Jesus
Town
by Rhiannon Cabaniss
I told everyone I met of my good
fortune. Everyone either looked
confused: “Yeah, I’ve been
saved since I was eight,” or had their own stories.
One girl in the elevator said that he went into Taco Bell and was
blessing people. Another said
that one of her friends had talked to him, and apparently he has a wife and
two daughters and has walked across 48 states.
A friend of mine who works at Wal-Mart added, “Yeah, he got kicked
out of Wal-Mart. The manager
was getting complaints.”
The persecution never ends.
Even more than the people who just
see Jesus are the people who wonder if this guy is Jesus.
They don’t wonder if he’s insane and thinks
he’s Jesus, they wonder if he is
Jesus, and the moral repercussions that Wal-Mart manager will have for
throwing him out of the store.
I suppose this attitude shouldn’t
surprise me. After all,
Arkansas is smack-dab in the middle of the Bible belt and almost everyone I
talked to had already met Jesus once, in church, when they were saved.

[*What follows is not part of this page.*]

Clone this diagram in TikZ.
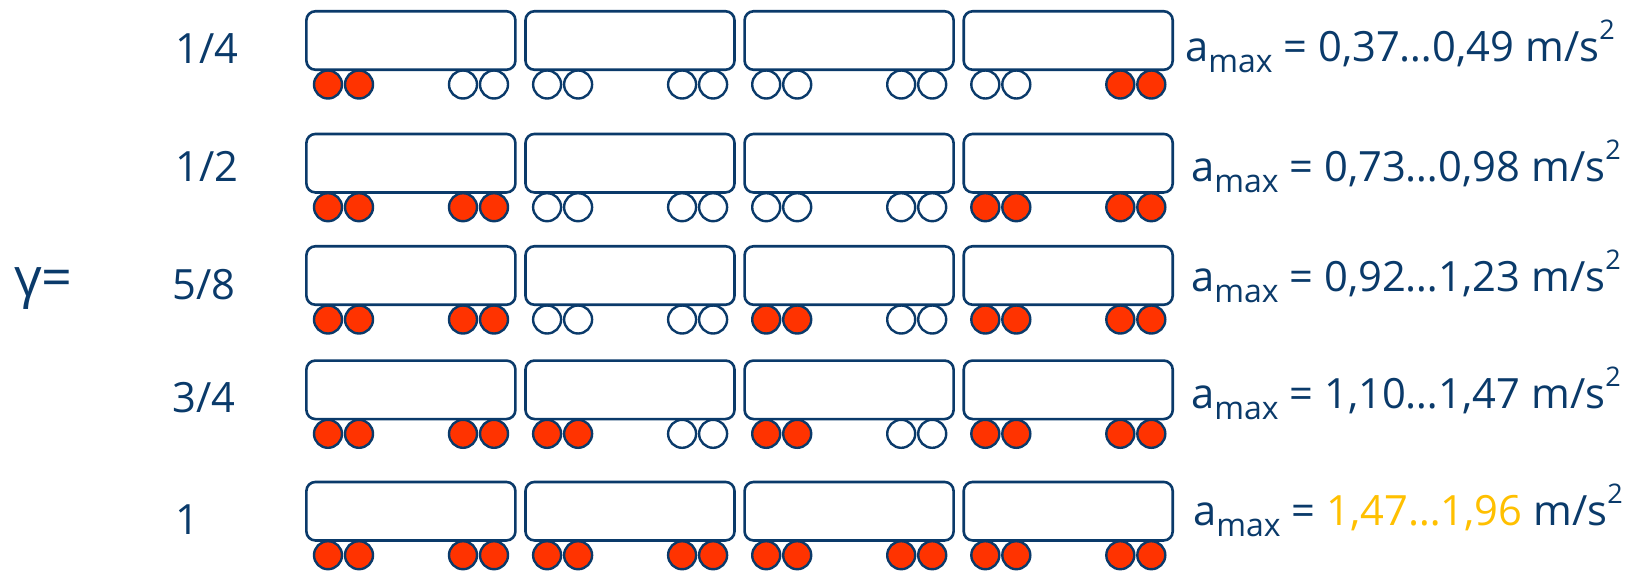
\documentclass[tikz,border=0pt]{standalone}
\usepackage{fontspec}
\setmainfont{Open Sans}
\definecolor{navy}{HTML}{0A3A6A}
\definecolor{brakered}{HTML}{FF3300}
\definecolor{gold}{HTML}{FFC000}
\newcommand{\amaxline}[1]{a\raisebox{-11pt}{\fontsize{32}{32}\selectfont max} = #1 m/s\raisebox{22pt}{\fontsize{27}{27}\selectfont 2}}
\begin{document}
\begin{tikzpicture}[x=1pt,y=-1pt,
  car/.style={draw=navy, line width=2.6pt, rounded corners=9pt, rectangle, minimum width=209pt, minimum height=58.5pt, inner sep=0pt, fill=white},
  wheel/.style={draw=navy, line width=2.4pt, circle, minimum size=28pt, inner sep=0pt},
  wheel0/.style={fill=white},
  wheel1/.style={fill=brakered},
  txt/.style={text=navy, inner sep=0pt, anchor=base west, font=\fontsize{41.7}{50}\selectfont},
  big/.style={text=navy, inner sep=0pt, anchor=base west, font=\fontsize{54}{64}\selectfont}]
\fill[white] (0,0) rectangle (1629,571);
\useasboundingbox (0,0) rectangle (1629,571);
\foreach \r/\T/\pat in {1/10/{1,0,0,0,0,0,0,1}, 2/132.7/{1,1,0,0,0,0,1,1}, 3/245/{1,1,0,0,1,0,1,1}, 4/359.3/{1,1,1,0,1,0,1,1}, 5/480.7/{1,1,1,1,1,1,1,1}}{
  \foreach \k in {0,1,2,3}{
    \node[car] (car-\r-\k) at ({305+219.1*\k+105.9},{\T+30.5}) {};
  }
  \foreach \b [count=\i from 0] in \pat {
    \pgfmathtruncatemacro{\kk}{floor(\i/2)}
    \pgfmathtruncatemacro{\ss}{mod(\i,2)}
    \pgfmathsetmacro{\xo}{305+219.1*\kk+(\ss==1 ? 158 : 23)}
    \node[wheel, wheel\b] (wheel-\r-\i-a) at (\xo,{\T+74.5}) {};
    \node[wheel, wheel\b] (wheel-\r-\i-b) at ({\xo+31},{\T+74.5}) {};
  }
}
\node[big] (gamma) at (14,296) {γ=};
\node[txt] (lab-1) at (175,63.3) {1/4};
\node[txt] (lab-2) at (175,181) {1/2};
\node[txt] (lab-3) at (172,299.3) {5/8};
\node[txt] (lab-4) at (172,412) {3/4};
\node[txt] (lab-5) at (175,534) {1};
\node[txt] (amax-1) at (1185,61.7) {\amaxline{0,37…0,49}};
\node[txt] (amax-2) at (1191,181) {\amaxline{0,73…0,98}};
\node[txt] (amax-3) at (1191,291.7) {\amaxline{0,92…1,23}};
\node[txt] (amax-4) at (1191,408.3) {\amaxline{1,10…1,47}};
\node[txt] (amax-5) at (1193,525) {\amaxline{\textcolor{gold}{1,47…1,96}}};
\end{tikzpicture}
\end{document}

This is particularly prevalent in southeast Arkansas, in my town, a
town where there are more churches to pray at than there are restaurants to
eat at. A town where the
question has never been, “What religion are you?” but “What church do
you go to?” and it’s asked as soon as you move in.
All of your neighbors feel personally responsible for your salvation
and do their best to ensure that you go to the right church:
theirs. It’s a town
where my father once overheard his Jewish co-worker tell someone, “Thank
you for your concern, but I’m not going to hell.”
Of course, in Arkansas, birthplace
of Wal-Mart, the store is almost a religion in itself.
Most people go there more often than they go to their respective
churches. For the people in
town, it’s a daily ritual to go and see what savings they get today.
Not savings of the soul, savings of the pocketbook.
People talk of going to Wal-Mart as if it’s the greatest treat and
if our Wal-Mart were ever to close, the entire town would be sobbing as if
Jesus had been crucified again. Even
with all of Wal-Mart’s shady business practices, making it anything but a
holy place, most people feel that Jesus surely wouldn’t object to them
saving money.
With seemingly all of Monticello following some branch of Christianity or another, the reactions people had to this Jesus figure shouldn’t have surprised me. If a man dressed very convincingly as my Lord and Savior had appeared in front of me, I’d probably take him at face value also. All the same, it’s rather refreshing to be able to tell all the I’ve-accepted-the-Lord-into-my-heart-have-you Christians that I, too, have found Jesus. He was in Wal-Mart, right next to the baking supplies.